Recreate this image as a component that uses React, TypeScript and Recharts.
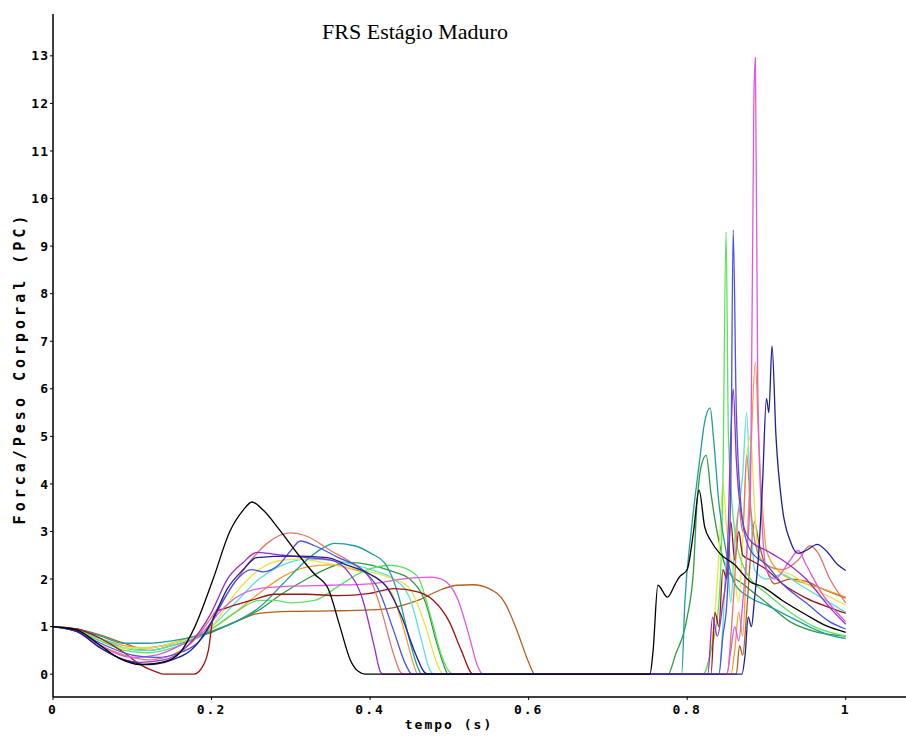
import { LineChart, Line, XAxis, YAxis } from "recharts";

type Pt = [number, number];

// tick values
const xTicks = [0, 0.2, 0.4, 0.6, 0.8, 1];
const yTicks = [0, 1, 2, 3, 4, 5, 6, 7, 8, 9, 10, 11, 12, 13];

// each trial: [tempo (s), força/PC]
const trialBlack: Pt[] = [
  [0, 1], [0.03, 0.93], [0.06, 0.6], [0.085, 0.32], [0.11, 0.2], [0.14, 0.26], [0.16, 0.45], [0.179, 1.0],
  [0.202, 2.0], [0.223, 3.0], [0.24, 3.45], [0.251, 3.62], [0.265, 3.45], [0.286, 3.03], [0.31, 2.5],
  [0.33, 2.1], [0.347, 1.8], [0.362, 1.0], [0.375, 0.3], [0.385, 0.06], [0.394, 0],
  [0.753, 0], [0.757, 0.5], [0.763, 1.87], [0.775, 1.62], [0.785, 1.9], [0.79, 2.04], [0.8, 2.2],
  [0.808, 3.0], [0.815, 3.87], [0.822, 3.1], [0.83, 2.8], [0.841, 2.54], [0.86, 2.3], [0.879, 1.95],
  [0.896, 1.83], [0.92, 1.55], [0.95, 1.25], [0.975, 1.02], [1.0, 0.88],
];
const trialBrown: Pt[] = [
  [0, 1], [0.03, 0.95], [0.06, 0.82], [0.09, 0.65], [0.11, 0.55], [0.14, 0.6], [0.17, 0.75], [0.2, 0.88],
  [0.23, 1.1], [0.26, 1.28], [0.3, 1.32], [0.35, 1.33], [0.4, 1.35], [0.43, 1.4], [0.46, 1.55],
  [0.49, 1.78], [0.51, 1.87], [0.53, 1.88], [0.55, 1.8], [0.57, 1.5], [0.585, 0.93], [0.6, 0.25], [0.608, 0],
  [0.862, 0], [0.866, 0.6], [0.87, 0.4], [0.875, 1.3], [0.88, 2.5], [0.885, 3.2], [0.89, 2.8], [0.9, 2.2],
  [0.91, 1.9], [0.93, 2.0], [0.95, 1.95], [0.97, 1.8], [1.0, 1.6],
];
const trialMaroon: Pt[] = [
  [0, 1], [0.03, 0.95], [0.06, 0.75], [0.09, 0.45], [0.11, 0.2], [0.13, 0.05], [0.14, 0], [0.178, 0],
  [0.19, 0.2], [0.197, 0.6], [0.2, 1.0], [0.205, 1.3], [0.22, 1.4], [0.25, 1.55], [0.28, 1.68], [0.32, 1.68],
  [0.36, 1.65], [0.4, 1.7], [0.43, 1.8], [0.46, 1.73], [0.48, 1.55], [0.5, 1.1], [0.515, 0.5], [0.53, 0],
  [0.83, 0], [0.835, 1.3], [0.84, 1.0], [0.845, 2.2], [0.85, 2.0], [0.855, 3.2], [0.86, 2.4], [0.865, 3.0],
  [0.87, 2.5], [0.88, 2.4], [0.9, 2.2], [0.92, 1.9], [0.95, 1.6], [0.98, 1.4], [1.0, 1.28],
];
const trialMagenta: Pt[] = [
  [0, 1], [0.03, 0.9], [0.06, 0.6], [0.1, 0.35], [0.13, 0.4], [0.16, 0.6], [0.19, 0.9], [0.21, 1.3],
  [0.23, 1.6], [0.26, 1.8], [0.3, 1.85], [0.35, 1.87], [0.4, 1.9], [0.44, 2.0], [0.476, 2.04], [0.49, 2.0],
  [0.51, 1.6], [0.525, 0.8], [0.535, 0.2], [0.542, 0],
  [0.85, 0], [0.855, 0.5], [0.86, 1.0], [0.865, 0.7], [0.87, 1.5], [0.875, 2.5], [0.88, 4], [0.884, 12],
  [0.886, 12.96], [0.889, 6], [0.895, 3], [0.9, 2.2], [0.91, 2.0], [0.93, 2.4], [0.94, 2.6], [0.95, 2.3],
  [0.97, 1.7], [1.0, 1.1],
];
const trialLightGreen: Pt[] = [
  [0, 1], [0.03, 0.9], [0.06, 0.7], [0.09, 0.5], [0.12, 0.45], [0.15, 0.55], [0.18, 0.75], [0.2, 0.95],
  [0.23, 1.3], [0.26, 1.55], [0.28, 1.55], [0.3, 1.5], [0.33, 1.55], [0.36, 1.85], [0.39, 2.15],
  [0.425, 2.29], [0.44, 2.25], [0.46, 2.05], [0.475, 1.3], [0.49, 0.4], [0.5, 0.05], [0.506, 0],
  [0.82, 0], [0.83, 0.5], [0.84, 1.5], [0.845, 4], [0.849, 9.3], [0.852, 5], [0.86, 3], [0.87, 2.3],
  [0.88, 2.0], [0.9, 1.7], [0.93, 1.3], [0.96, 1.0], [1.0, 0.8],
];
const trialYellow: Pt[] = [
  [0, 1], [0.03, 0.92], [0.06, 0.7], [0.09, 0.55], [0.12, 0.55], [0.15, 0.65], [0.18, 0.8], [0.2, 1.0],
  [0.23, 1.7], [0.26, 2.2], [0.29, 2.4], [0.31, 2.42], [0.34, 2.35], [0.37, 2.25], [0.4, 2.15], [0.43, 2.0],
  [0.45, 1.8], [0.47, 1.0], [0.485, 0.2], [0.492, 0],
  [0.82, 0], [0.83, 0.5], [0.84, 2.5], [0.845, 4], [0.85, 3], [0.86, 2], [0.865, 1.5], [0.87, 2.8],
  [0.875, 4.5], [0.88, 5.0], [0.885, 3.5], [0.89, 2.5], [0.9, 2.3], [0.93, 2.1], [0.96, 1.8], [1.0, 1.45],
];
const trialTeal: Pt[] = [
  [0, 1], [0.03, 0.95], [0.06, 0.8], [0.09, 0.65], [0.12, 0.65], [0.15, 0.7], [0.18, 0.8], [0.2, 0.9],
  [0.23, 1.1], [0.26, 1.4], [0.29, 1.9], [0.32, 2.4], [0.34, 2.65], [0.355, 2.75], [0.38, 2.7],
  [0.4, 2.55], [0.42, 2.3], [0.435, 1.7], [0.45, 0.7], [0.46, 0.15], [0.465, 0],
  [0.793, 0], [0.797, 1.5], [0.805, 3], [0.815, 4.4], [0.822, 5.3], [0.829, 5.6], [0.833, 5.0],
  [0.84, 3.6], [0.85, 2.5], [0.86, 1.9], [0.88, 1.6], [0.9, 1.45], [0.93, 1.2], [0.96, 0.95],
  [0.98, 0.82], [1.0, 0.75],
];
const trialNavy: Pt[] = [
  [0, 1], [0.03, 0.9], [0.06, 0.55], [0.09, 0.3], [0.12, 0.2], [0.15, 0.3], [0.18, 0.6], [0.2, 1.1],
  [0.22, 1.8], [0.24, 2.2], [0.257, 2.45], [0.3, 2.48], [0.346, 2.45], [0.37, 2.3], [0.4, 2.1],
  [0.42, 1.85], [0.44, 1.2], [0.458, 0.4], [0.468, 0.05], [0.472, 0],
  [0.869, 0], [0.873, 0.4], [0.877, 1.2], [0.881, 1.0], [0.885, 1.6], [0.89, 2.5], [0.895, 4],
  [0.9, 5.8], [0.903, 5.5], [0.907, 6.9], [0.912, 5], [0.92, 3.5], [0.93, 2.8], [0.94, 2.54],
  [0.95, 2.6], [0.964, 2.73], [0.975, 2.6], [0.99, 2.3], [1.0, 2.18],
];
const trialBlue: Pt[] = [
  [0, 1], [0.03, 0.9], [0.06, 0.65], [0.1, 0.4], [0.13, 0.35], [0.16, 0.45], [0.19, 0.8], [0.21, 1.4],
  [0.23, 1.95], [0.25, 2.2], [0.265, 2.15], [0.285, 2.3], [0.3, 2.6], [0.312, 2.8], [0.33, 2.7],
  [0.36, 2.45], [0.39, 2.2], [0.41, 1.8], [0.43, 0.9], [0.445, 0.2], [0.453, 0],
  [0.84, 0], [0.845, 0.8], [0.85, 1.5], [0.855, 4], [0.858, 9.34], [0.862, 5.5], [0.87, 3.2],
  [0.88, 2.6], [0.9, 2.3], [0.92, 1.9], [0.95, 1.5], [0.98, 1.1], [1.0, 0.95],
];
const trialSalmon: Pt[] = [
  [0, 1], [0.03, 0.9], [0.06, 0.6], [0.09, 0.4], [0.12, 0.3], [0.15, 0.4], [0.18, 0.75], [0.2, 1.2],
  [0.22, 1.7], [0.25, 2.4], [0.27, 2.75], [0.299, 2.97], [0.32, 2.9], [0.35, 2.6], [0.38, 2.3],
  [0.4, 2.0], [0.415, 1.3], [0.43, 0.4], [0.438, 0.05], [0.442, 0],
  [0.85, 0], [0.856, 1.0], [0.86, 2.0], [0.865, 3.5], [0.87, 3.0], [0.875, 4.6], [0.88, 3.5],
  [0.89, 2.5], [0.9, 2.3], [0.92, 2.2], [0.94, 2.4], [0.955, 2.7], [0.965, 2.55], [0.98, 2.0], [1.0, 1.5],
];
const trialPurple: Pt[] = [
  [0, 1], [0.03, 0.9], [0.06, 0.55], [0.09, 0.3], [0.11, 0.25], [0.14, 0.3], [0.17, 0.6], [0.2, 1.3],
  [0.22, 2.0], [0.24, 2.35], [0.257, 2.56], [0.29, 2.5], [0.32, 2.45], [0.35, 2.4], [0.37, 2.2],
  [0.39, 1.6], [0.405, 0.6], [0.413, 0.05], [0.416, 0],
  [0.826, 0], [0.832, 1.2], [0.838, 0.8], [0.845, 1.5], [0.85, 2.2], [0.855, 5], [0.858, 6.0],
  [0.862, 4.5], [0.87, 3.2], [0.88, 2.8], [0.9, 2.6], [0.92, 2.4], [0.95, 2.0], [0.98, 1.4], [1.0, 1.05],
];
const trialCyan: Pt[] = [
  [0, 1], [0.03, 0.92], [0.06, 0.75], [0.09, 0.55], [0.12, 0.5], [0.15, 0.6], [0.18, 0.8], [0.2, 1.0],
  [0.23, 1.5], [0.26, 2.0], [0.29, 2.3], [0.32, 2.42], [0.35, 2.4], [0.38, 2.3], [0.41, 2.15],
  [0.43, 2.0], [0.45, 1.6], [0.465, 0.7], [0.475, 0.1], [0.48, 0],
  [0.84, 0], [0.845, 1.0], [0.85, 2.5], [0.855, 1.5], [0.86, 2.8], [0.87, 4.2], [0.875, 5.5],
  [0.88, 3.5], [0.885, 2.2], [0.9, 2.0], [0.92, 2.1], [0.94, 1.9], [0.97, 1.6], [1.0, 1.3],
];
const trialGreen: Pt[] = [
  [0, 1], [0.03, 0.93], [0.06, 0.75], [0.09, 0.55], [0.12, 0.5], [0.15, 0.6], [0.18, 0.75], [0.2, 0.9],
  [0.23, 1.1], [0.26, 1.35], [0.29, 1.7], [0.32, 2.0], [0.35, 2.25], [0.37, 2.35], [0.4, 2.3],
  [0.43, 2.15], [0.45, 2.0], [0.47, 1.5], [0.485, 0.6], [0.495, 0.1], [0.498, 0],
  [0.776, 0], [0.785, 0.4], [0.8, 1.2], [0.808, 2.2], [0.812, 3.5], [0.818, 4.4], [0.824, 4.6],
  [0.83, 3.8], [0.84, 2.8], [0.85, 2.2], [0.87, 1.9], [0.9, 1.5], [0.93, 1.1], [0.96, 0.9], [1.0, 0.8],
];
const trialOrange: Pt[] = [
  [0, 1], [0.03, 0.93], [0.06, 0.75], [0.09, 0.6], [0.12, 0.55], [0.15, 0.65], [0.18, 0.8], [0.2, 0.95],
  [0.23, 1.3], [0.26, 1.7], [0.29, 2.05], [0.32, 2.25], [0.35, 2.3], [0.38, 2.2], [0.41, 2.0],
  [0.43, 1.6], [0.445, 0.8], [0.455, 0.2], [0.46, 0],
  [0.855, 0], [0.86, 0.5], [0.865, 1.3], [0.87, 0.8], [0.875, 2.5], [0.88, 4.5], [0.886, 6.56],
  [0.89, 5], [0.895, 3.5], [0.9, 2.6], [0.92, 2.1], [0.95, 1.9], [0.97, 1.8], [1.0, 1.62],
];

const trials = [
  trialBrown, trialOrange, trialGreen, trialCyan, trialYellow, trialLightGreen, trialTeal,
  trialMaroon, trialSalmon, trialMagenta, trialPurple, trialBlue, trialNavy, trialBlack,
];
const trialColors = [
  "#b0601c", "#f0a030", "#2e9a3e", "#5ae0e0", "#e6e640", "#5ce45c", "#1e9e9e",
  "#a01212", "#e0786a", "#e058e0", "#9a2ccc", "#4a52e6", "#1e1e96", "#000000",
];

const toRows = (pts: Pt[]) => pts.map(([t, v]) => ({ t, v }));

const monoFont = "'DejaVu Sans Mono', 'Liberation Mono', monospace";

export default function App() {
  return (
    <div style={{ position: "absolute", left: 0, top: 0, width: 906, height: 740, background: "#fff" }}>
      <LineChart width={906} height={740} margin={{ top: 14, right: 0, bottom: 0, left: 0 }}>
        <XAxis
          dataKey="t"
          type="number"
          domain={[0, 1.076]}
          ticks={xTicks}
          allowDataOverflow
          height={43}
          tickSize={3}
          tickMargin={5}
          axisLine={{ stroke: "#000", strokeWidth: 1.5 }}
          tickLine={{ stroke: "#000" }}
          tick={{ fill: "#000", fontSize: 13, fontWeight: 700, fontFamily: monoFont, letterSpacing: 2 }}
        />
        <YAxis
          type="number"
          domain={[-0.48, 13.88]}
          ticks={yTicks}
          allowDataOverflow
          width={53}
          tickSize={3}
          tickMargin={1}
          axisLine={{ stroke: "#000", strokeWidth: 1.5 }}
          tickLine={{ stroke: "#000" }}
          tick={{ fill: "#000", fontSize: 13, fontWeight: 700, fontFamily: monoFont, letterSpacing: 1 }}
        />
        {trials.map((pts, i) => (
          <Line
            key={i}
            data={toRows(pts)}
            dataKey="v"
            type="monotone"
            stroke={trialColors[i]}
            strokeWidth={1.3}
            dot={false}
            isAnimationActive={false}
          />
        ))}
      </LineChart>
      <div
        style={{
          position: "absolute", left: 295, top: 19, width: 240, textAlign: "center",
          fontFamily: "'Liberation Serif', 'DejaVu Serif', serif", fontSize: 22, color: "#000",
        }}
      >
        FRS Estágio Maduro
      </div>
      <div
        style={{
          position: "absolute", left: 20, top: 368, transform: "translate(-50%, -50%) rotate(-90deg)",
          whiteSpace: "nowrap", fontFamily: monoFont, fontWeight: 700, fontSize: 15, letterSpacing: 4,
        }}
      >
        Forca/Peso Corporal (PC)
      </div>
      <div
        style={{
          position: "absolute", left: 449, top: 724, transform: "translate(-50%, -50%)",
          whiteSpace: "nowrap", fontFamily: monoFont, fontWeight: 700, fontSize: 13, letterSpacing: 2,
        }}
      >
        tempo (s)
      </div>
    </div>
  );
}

- - -

_WORK REQUIRED_
Only the lines from the start of the material through the line containing "11, 12, 13];" should be transcribed. Pictures stay out.

_SOLUTION_
Recreate this image as a component that uses React, TypeScript and Recharts.
import { LineChart, Line, XAxis, YAxis } from "recharts";

type Pt = [number, number];

// tick values
const xTicks = [0, 0.2, 0.4, 0.6, 0.8, 1];
const yTicks = [0, 1, 2, 3, 4, 5, 6, 7, 8, 9, 10, 11, 12, 13];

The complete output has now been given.